After processing all the elements in the sequence, pos will be the position of a minimum item in the sequence.

def selection(sequence):
    for counter in range(len(sequence)):

We are now ready to write our main function selection, using iteration to consider each position in the list being sorted.

        pos = pos_min(sequence[counter:]) + counter

The function pos_min is called on a suffix of the input list, that is, the part that hasn't yet been sorted. This gives us the position of the minimum element in the suffix of the list, but not its position in the entire, original list. For example, if the minimum element is in position 0 in the suffix, it will be in position counter in the entire list. So we add counter to the position to adjust positions in the suffix to positions in the entire list.
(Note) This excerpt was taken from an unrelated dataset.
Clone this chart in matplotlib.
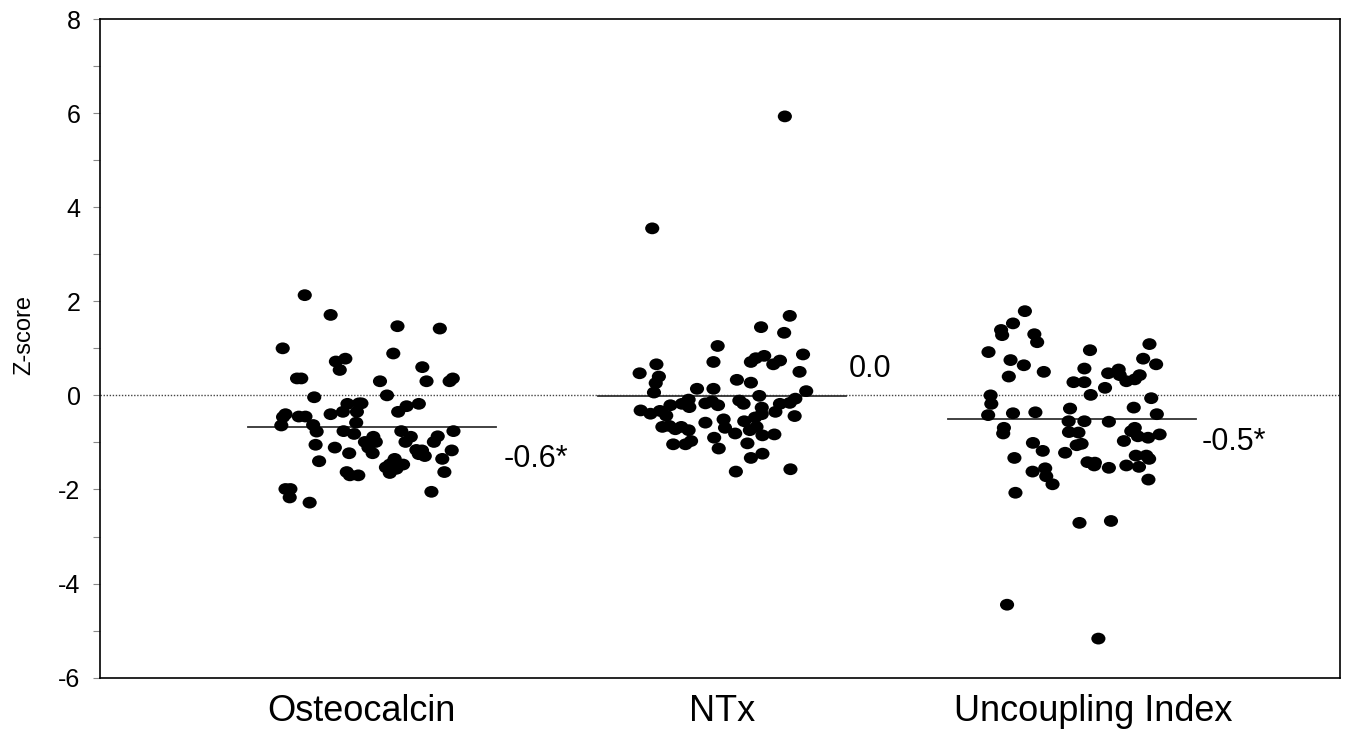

        swap(sequence, counter, pos)

And now we can swap the first position in the unsorted part of the list, namely counter, with the position of the minimum element.

def test_selection():
    unsorted = [4, 7, 2, 4, 1, 3, 8]
    selection(unsorted)
    assert unsorted == \
    [1, 2, 3, 4, 4, 7, 8]

test_selection()

We test our function by making sure that when we start with an unsorted list and then sort it, it will be transformed into a sorted list.